No pictures belong in the copy; return exactly the lines from the one with "Generate a web" through the one with "const xs=d3.scaleBand().domain(barSeries).range([0,groupW]);", both ends included, and nothing else.

= Raw records =
========

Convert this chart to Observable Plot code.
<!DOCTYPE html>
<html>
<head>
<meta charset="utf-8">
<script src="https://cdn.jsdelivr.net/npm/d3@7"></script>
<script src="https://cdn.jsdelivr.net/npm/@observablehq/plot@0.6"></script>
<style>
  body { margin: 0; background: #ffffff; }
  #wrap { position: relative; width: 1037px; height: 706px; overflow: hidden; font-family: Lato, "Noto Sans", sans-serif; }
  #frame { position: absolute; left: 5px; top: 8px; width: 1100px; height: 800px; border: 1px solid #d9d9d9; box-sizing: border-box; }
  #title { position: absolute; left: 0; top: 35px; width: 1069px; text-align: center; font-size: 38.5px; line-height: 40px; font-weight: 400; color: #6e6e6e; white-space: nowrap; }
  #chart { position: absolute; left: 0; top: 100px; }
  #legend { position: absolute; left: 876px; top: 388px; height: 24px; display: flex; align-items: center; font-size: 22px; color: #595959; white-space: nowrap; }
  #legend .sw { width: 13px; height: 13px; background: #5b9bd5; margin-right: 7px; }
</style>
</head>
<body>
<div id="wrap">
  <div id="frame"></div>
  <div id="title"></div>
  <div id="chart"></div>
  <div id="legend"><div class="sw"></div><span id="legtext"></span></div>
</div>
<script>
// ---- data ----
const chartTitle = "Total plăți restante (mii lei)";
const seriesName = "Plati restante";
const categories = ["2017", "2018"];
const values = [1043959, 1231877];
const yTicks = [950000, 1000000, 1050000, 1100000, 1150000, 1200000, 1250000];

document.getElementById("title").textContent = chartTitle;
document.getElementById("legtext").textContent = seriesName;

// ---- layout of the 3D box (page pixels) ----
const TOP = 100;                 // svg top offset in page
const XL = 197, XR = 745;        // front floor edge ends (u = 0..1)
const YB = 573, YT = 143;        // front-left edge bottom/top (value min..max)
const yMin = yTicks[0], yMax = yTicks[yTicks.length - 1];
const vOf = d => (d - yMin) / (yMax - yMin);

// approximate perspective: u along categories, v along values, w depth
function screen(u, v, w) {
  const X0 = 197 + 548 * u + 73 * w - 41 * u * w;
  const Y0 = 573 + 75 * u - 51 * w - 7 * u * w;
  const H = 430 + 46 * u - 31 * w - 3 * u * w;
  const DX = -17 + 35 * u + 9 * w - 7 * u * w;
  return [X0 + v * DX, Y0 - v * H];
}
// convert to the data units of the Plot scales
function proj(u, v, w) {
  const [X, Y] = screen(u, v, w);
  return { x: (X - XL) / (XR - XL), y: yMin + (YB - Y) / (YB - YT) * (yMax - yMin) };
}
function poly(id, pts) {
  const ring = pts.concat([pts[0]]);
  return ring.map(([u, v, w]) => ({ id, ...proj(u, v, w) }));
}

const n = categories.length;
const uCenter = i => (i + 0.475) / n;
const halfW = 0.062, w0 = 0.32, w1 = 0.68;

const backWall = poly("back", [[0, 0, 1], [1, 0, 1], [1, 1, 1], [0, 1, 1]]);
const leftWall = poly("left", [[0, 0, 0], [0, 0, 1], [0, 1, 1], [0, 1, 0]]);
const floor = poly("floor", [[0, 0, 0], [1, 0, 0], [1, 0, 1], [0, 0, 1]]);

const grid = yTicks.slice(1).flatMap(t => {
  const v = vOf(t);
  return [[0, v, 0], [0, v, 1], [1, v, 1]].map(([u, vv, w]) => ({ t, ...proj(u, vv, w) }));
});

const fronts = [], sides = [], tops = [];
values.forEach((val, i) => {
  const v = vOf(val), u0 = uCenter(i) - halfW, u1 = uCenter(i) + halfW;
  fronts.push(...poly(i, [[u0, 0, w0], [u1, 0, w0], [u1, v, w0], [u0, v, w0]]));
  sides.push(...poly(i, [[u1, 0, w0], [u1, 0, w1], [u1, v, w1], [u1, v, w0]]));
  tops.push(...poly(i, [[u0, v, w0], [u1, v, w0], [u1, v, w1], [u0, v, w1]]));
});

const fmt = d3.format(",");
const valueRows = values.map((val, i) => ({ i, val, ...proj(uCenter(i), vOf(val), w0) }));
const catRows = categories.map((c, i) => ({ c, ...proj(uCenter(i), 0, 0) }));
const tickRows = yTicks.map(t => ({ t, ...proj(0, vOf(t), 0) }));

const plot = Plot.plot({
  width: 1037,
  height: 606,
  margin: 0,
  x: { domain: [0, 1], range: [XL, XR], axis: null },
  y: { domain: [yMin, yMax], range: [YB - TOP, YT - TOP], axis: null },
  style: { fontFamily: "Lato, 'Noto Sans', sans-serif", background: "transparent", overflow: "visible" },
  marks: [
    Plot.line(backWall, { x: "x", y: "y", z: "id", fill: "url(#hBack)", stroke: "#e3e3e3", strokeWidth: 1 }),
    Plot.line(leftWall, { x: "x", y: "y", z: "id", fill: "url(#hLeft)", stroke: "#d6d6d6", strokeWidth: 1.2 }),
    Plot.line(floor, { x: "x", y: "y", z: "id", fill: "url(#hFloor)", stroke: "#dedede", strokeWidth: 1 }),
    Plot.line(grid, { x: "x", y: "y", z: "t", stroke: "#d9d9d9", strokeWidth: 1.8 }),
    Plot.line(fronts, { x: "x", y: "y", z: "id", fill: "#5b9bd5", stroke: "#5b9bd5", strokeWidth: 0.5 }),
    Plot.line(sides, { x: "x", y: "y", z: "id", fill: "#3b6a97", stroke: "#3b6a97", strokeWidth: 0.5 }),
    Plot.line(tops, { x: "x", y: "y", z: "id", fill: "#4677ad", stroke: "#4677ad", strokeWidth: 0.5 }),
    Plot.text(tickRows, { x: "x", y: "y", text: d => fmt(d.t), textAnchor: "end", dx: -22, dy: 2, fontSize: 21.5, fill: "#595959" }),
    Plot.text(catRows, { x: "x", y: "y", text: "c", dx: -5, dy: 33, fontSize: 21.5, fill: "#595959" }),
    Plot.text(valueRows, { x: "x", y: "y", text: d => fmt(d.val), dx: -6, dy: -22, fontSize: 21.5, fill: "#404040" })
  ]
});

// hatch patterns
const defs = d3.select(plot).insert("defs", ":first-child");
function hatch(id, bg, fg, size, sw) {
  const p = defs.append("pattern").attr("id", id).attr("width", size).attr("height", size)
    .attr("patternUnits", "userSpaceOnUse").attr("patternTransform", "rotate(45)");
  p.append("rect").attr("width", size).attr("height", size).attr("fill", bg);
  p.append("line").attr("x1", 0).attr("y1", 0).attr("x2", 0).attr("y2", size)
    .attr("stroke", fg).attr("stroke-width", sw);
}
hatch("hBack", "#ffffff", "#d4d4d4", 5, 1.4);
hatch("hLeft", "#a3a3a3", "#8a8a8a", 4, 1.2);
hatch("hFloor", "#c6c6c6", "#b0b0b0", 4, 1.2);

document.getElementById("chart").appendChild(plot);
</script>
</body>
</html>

========

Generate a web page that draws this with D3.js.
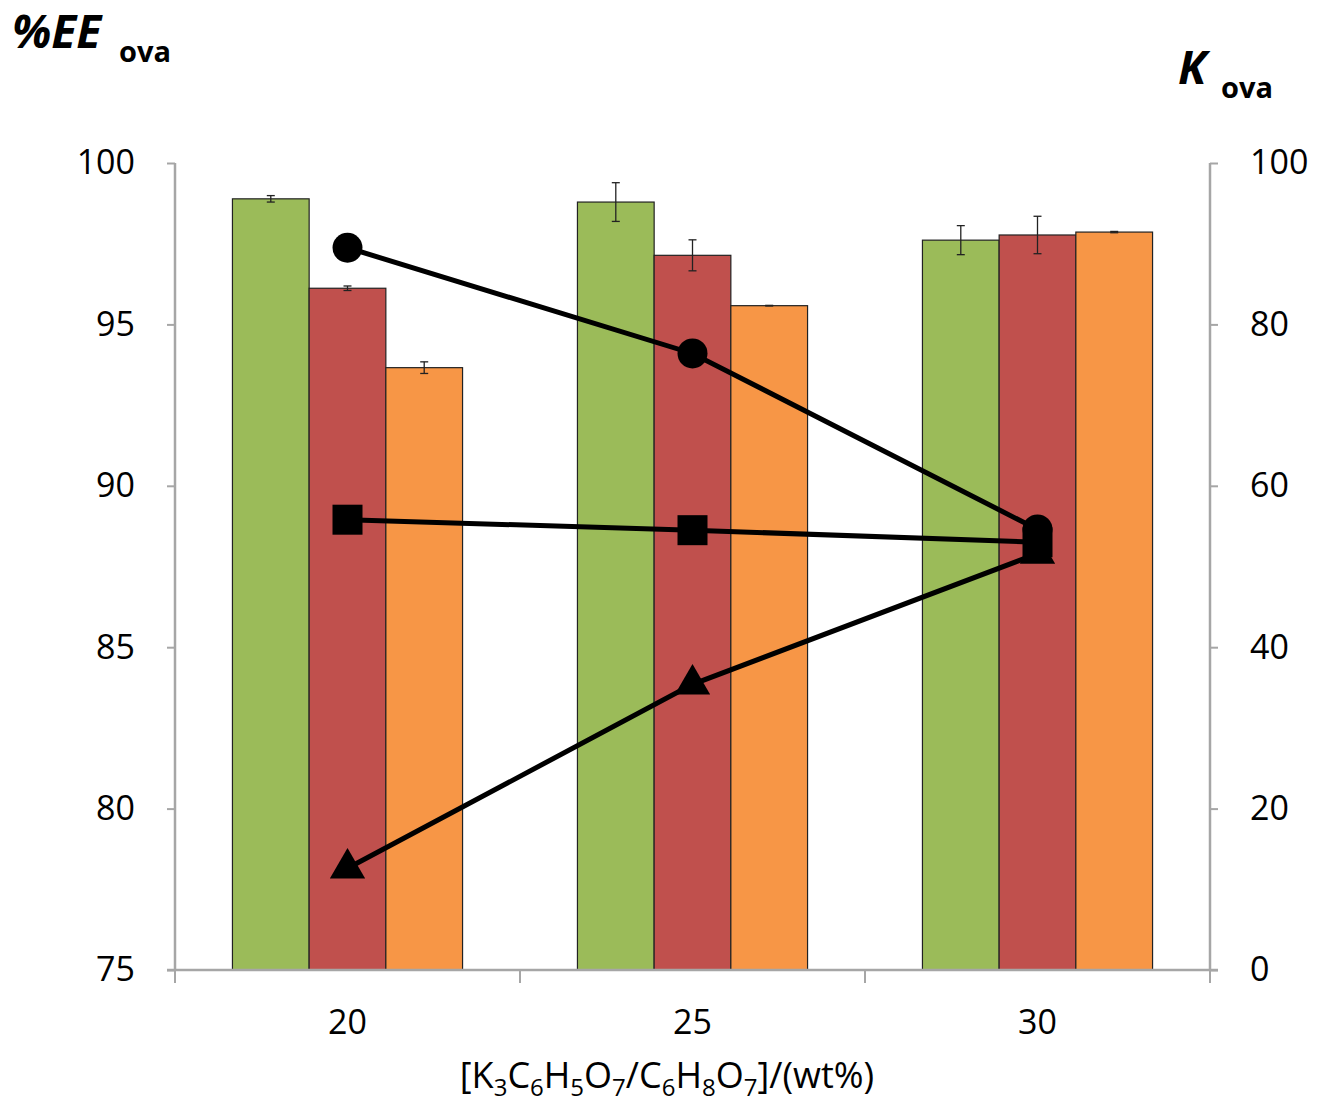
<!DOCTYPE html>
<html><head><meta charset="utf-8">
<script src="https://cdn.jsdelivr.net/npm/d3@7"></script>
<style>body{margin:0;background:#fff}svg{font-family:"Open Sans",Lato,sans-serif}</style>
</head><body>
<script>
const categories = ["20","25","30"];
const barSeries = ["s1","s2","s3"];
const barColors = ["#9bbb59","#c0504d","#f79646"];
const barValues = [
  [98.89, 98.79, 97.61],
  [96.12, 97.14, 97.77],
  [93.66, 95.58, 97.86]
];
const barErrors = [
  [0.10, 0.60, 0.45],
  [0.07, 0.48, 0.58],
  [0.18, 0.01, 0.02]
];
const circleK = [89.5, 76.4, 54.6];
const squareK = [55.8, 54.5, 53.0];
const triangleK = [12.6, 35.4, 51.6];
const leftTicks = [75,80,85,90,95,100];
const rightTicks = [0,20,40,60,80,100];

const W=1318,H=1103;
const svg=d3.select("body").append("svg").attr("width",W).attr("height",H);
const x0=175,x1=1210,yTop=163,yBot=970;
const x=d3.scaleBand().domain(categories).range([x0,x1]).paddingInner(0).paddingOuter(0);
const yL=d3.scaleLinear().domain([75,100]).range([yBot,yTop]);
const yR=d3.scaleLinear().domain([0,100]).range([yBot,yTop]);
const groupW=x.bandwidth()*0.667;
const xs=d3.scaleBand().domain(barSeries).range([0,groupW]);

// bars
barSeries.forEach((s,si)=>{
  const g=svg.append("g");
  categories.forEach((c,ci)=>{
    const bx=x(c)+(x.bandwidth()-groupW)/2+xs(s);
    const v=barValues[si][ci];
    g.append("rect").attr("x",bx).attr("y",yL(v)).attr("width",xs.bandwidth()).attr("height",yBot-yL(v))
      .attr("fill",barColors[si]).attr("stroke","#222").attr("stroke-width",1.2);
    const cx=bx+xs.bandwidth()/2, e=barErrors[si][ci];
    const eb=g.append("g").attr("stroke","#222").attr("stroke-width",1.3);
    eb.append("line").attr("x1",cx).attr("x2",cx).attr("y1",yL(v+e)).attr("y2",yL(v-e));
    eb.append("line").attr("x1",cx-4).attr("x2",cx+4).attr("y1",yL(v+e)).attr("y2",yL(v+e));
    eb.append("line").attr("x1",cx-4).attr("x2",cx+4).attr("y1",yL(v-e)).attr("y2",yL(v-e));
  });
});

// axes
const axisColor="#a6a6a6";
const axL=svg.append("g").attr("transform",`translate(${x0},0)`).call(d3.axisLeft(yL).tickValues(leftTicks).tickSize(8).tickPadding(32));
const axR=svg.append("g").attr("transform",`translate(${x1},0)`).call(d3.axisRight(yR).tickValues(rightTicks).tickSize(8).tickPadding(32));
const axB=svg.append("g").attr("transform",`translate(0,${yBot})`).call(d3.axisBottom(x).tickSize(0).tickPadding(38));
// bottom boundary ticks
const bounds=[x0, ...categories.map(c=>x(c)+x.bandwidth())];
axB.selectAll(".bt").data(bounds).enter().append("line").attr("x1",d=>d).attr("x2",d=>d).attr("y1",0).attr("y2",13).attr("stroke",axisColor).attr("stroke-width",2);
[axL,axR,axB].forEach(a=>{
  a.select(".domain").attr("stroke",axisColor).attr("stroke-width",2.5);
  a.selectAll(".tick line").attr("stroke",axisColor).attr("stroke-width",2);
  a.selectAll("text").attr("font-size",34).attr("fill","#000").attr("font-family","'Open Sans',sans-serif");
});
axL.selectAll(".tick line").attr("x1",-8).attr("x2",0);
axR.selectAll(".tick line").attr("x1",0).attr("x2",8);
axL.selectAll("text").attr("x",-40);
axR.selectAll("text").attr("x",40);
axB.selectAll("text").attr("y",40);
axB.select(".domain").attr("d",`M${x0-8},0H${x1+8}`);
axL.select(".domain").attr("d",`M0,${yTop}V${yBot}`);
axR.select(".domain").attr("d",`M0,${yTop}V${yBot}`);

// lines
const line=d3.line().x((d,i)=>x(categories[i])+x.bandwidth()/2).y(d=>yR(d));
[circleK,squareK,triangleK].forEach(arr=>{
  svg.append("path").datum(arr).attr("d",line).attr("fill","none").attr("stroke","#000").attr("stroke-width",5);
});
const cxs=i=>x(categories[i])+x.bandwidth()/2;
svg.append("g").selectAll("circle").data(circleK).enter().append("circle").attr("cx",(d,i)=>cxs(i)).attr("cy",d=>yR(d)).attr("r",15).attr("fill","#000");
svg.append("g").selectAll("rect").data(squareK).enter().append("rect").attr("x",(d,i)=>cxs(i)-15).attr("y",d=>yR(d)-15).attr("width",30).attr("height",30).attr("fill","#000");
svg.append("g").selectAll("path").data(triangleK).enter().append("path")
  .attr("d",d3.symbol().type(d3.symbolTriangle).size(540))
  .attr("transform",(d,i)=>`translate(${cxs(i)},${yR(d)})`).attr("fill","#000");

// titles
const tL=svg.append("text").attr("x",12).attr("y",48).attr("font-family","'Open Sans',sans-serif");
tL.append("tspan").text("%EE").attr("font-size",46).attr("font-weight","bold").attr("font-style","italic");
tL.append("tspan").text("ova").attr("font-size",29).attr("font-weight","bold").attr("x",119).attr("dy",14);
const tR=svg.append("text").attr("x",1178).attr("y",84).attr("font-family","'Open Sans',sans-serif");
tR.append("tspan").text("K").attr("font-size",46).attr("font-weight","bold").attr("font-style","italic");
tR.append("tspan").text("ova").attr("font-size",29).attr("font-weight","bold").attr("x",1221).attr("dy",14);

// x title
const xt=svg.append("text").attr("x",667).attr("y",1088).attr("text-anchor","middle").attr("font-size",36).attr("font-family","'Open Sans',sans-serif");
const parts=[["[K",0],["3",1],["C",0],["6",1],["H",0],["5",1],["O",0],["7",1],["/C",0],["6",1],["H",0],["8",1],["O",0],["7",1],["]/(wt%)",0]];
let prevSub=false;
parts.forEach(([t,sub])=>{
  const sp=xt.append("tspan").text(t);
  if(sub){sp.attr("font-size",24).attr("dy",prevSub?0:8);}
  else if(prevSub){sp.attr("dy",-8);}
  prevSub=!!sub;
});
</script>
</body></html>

========

= Final result =
Generate a web page that draws this with D3.js.
<!DOCTYPE html>
<html><head><meta charset="utf-8">
<script src="https://cdn.jsdelivr.net/npm/d3@7"></script>
<style>body{margin:0;background:#fff}svg{font-family:"Open Sans",Lato,sans-serif}</style>
</head><body>
<script>
const categories = ["20","25","30"];
const barSeries = ["s1","s2","s3"];
const barColors = ["#9bbb59","#c0504d","#f79646"];
const barValues = [
  [98.89, 98.79, 97.61],
  [96.12, 97.14, 97.77],
  [93.66, 95.58, 97.86]
];
const barErrors = [
  [0.10, 0.60, 0.45],
  [0.07, 0.48, 0.58],
  [0.18, 0.01, 0.02]
];
const circleK = [89.5, 76.4, 54.6];
const squareK = [55.8, 54.5, 53.0];
const triangleK = [12.6, 35.4, 51.6];
const leftTicks = [75,80,85,90,95,100];
const rightTicks = [0,20,40,60,80,100];

const W=1318,H=1103;
const svg=d3.select("body").append("svg").attr("width",W).attr("height",H);
const x0=175,x1=1210,yTop=163,yBot=970;
const x=d3.scaleBand().domain(categories).range([x0,x1]).paddingInner(0).paddingOuter(0);
const yL=d3.scaleLinear().domain([75,100]).range([yBot,yTop]);
const yR=d3.scaleLinear().domain([0,100]).range([yBot,yTop]);
const groupW=x.bandwidth()*0.667;
const xs=d3.scaleBand().domain(barSeries).range([0,groupW]);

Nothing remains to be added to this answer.